======== DATA SUPPLIED ========
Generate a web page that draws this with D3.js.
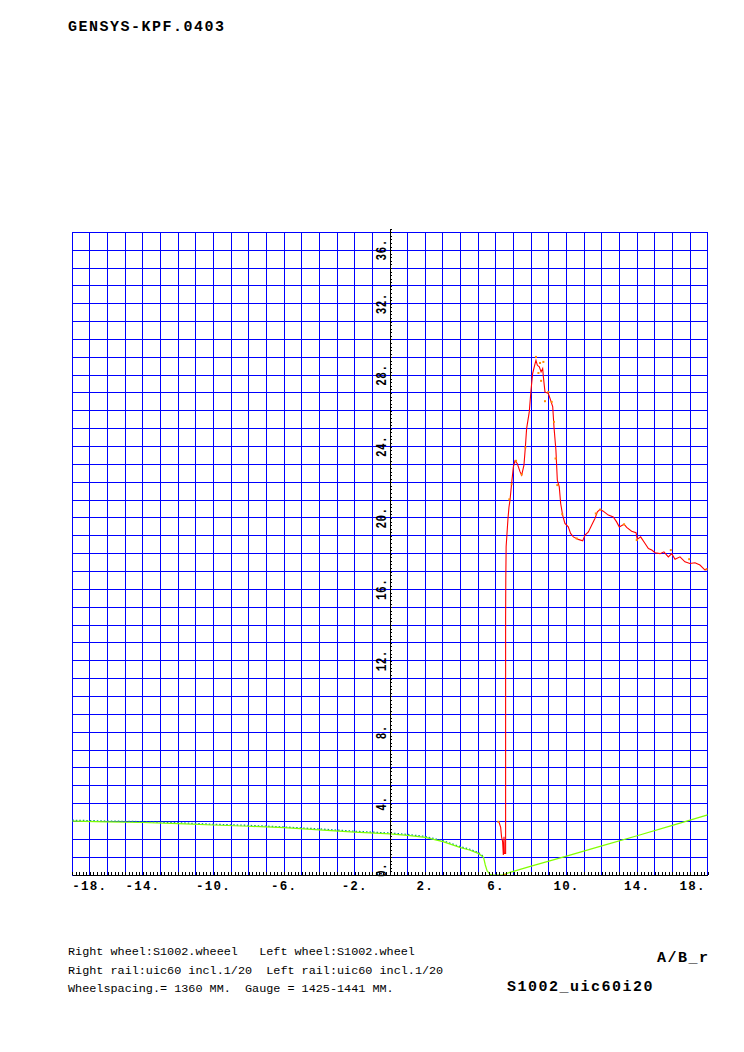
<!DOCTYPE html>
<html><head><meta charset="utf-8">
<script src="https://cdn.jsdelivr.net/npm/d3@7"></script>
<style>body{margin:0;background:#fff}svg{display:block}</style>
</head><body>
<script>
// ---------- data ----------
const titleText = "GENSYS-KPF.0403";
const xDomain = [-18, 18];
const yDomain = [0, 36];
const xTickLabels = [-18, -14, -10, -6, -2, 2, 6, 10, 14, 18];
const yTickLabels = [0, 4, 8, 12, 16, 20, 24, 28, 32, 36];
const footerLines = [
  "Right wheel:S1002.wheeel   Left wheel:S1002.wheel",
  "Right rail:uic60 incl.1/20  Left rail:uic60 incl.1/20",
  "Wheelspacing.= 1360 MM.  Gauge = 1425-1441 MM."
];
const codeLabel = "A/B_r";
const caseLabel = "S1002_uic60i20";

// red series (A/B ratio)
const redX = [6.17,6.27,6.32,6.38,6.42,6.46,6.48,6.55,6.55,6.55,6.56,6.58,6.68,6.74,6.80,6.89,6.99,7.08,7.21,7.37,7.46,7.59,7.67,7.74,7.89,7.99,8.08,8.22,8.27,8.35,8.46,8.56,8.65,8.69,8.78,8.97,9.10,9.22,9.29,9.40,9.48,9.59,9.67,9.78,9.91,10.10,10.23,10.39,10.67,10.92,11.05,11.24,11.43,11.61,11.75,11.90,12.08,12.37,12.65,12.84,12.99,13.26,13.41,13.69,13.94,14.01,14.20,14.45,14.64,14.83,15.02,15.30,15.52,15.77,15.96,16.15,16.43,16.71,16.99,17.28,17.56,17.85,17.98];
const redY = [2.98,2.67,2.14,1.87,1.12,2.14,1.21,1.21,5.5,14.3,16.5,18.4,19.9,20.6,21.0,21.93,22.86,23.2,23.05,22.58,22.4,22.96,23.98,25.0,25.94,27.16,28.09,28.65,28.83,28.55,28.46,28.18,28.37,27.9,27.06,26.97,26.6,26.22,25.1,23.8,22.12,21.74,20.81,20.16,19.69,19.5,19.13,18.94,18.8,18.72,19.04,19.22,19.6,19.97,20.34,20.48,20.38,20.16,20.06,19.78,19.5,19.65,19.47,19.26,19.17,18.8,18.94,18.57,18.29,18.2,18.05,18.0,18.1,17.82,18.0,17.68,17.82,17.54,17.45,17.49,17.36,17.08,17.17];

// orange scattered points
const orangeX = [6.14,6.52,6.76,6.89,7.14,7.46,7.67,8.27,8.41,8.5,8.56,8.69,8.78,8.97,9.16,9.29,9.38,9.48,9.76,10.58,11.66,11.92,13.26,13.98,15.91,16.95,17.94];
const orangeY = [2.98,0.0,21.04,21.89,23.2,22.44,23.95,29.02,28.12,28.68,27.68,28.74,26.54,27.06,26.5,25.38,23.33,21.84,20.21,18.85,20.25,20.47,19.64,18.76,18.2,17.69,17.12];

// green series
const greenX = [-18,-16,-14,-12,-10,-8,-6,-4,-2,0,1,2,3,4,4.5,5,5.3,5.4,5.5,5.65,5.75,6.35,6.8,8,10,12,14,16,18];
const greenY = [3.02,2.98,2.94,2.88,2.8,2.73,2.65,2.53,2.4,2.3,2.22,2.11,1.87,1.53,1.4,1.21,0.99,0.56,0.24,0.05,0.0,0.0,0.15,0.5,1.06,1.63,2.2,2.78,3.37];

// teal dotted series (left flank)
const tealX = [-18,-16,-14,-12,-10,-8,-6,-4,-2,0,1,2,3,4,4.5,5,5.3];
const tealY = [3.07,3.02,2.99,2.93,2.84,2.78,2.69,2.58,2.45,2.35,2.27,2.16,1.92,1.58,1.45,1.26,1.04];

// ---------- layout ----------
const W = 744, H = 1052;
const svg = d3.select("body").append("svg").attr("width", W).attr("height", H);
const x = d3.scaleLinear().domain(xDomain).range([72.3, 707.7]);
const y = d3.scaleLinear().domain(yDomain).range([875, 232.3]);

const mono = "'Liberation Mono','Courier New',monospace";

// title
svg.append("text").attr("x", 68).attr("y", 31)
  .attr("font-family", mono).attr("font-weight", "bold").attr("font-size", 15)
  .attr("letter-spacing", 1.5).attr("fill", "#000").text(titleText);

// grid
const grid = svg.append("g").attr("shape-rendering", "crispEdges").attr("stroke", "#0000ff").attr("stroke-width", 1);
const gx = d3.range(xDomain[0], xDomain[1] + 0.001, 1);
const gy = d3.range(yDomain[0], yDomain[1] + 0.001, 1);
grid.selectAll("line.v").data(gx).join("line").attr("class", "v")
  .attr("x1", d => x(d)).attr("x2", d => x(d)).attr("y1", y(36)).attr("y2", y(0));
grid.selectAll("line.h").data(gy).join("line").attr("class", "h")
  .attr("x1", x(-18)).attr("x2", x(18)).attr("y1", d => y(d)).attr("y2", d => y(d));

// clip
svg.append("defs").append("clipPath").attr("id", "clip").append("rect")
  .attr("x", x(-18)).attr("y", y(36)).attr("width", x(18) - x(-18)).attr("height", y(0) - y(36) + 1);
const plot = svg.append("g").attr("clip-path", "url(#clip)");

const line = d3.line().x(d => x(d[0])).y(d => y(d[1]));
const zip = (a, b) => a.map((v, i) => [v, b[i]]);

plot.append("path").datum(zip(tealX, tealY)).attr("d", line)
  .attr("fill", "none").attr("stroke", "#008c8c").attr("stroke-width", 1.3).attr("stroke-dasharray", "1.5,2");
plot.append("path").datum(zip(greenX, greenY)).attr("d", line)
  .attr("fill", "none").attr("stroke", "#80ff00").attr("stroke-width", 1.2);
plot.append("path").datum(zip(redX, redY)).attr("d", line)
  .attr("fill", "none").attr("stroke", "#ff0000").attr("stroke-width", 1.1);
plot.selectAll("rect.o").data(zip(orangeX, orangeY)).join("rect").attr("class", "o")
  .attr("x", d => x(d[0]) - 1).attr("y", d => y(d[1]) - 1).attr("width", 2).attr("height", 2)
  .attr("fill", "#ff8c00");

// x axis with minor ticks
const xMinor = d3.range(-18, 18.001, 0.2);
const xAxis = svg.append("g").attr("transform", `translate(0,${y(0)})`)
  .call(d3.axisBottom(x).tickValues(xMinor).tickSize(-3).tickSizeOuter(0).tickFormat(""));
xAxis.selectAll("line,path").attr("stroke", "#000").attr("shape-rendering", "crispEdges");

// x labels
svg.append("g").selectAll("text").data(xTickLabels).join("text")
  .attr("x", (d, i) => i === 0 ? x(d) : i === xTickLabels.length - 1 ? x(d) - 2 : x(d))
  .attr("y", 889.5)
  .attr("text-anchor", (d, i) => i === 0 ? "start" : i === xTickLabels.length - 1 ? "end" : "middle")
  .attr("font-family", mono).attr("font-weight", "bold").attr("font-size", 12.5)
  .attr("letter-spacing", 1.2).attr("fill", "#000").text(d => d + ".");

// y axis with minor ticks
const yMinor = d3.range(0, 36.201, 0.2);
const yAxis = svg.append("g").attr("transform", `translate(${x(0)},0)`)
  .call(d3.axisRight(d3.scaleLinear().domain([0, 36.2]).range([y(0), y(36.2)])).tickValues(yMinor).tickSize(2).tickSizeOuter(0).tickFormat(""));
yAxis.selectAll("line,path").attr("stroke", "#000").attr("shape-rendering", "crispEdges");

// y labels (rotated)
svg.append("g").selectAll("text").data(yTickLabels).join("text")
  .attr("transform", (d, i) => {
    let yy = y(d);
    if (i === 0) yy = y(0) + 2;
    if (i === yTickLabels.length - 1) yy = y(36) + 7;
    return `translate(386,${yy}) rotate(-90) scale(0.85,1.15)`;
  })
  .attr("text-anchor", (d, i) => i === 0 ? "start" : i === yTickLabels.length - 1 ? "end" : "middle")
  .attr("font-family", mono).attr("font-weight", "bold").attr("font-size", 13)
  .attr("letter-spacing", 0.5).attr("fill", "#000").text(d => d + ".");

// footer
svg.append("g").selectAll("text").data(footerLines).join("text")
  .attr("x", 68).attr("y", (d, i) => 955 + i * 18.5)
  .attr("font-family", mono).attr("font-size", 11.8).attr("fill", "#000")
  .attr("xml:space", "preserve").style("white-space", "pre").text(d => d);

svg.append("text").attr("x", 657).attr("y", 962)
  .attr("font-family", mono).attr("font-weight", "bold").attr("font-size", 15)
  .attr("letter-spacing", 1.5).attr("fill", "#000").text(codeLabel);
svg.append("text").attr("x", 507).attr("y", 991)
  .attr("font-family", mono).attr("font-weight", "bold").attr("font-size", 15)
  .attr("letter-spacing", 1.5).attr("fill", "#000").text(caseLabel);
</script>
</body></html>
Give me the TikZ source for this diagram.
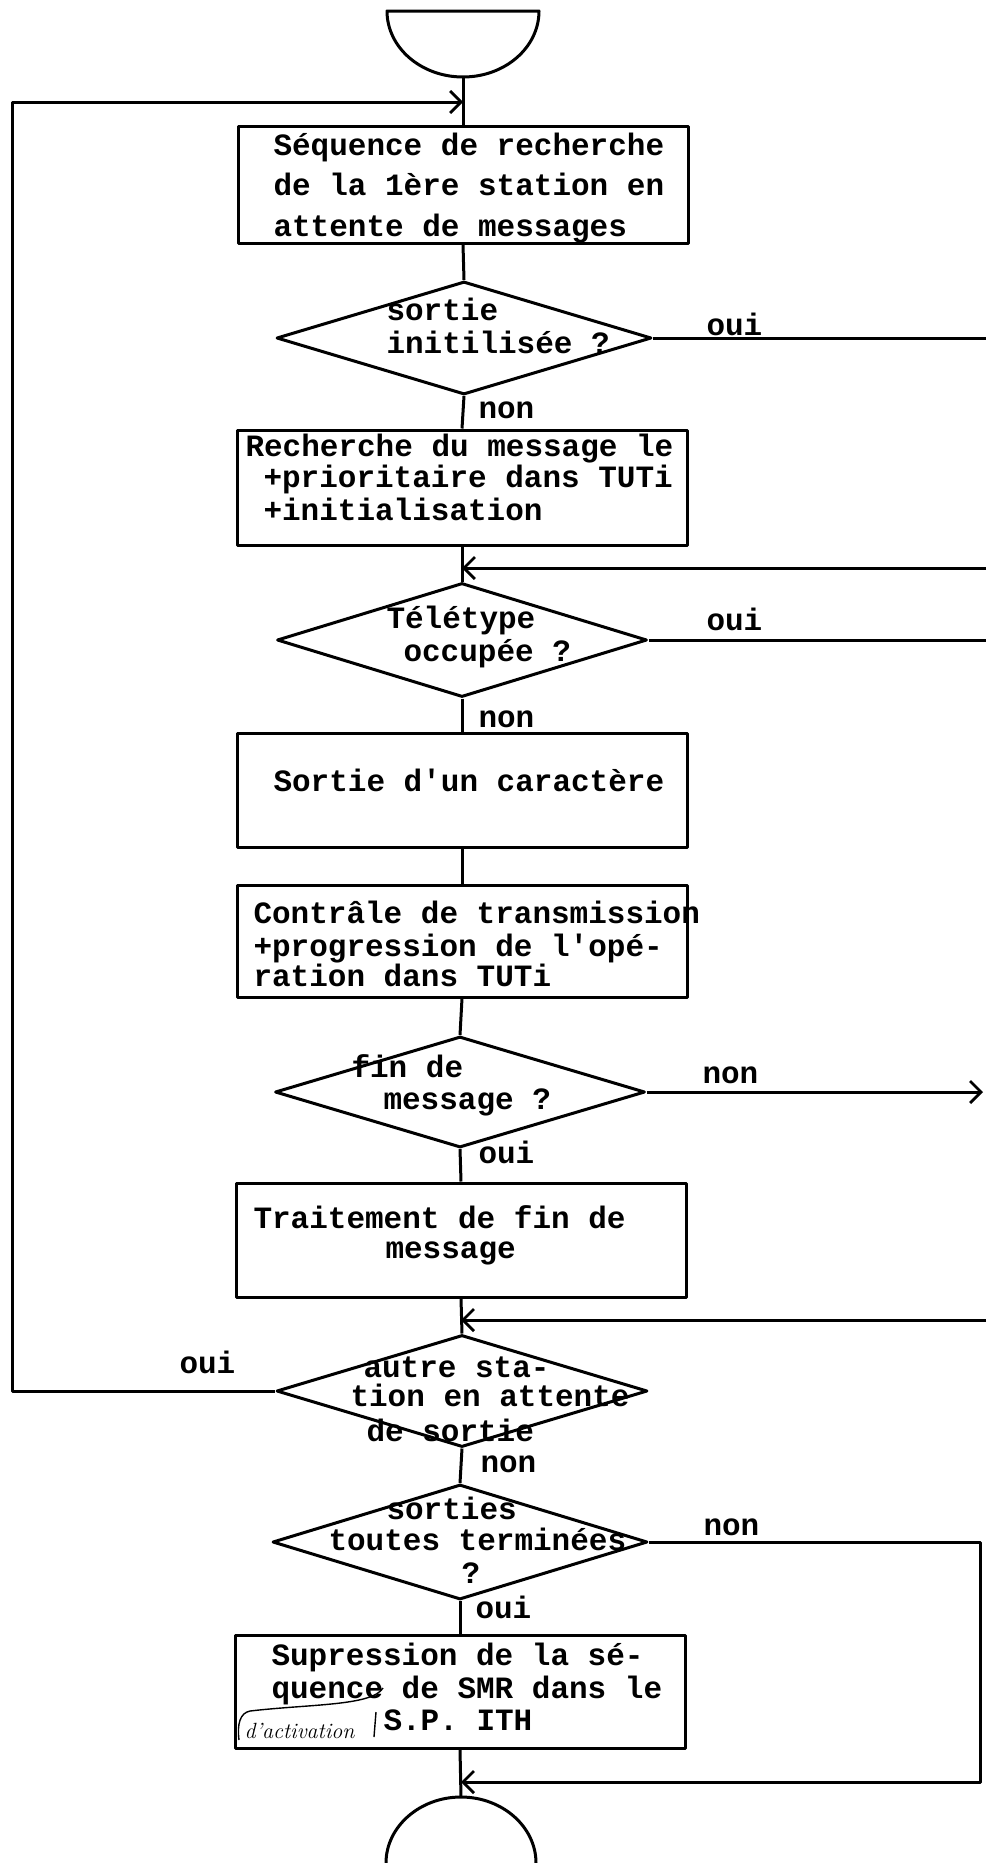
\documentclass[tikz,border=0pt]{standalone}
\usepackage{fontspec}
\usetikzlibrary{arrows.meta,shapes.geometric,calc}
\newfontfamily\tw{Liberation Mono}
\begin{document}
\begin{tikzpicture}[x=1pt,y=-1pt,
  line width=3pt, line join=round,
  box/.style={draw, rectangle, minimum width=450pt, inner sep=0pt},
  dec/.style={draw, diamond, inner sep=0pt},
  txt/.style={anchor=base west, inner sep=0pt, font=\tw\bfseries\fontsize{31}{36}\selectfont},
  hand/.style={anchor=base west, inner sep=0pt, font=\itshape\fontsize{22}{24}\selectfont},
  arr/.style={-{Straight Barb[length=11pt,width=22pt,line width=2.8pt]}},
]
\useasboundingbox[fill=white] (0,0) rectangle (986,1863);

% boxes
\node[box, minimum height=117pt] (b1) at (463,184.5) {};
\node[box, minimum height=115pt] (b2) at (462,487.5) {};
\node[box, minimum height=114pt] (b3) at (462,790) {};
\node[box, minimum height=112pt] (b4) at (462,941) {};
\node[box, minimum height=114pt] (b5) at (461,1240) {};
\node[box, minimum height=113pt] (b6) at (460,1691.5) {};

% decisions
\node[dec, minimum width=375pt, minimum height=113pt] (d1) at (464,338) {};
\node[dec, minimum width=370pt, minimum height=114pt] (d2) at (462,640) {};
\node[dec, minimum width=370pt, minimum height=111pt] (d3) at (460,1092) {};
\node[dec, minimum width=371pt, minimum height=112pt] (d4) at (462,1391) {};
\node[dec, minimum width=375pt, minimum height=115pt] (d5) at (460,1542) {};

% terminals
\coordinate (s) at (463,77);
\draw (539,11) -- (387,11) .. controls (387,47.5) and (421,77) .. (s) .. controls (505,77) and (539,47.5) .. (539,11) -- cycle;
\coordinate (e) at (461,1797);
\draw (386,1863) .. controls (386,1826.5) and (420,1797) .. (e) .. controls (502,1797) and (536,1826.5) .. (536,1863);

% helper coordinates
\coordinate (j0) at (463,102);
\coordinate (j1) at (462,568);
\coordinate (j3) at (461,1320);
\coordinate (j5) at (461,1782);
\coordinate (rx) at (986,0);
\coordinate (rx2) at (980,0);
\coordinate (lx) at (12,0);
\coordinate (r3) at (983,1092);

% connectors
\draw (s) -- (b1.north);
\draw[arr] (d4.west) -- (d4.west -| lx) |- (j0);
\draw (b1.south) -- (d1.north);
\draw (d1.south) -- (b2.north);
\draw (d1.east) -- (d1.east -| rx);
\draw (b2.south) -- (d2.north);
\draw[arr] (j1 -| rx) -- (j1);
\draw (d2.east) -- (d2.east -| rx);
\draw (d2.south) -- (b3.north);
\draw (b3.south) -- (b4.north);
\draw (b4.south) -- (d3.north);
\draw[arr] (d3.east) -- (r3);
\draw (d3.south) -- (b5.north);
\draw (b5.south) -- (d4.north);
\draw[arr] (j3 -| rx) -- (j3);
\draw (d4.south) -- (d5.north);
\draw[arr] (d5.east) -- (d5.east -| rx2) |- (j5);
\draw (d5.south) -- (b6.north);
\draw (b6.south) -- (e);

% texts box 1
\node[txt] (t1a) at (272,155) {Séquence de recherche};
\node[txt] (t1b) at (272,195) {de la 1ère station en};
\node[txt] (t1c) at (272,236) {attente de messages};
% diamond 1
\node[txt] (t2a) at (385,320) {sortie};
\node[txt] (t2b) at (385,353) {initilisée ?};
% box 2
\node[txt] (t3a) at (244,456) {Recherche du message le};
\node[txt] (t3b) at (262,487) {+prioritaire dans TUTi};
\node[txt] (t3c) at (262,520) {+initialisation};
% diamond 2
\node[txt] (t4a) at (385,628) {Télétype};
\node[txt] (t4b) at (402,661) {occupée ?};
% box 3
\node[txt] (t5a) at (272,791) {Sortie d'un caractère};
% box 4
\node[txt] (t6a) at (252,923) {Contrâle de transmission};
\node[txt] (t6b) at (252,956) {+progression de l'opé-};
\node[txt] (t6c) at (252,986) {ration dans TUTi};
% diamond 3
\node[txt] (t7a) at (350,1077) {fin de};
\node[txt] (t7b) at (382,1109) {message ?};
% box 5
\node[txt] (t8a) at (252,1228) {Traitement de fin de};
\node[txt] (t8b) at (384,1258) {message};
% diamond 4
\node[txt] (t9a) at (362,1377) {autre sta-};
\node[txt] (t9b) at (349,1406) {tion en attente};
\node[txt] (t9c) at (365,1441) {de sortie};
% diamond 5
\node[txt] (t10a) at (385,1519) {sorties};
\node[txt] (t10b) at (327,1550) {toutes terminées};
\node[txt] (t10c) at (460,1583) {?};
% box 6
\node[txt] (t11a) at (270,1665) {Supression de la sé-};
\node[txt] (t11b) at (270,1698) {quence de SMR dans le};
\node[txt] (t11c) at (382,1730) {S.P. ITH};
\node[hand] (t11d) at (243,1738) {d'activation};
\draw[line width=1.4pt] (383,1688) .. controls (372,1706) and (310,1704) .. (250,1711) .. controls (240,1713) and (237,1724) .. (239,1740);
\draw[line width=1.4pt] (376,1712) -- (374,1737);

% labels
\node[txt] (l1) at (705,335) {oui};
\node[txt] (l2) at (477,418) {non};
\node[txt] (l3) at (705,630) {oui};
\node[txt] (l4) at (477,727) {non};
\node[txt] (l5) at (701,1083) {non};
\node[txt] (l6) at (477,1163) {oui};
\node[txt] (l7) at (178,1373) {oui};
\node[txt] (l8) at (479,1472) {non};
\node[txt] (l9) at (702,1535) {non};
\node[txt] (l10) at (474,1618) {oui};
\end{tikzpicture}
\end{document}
========
Make an exact copy of the lines from the one holding "Give me the TikZ source for this diagram." through the one holding "(0,0) rectangle (986,1863);", end lines included, without the pictures.

SOLUTION TO THIS EXERCISE:
Give me the TikZ source for this diagram.
\documentclass[tikz,border=0pt]{standalone}
\usepackage{fontspec}
\usetikzlibrary{arrows.meta,shapes.geometric,calc}
\newfontfamily\tw{Liberation Mono}
\begin{document}
\begin{tikzpicture}[x=1pt,y=-1pt,
  line width=3pt, line join=round,
  box/.style={draw, rectangle, minimum width=450pt, inner sep=0pt},
  dec/.style={draw, diamond, inner sep=0pt},
  txt/.style={anchor=base west, inner sep=0pt, font=\tw\bfseries\fontsize{31}{36}\selectfont},
  hand/.style={anchor=base west, inner sep=0pt, font=\itshape\fontsize{22}{24}\selectfont},
  arr/.style={-{Straight Barb[length=11pt,width=22pt,line width=2.8pt]}},
]
\useasboundingbox[fill=white] (0,0) rectangle (986,1863);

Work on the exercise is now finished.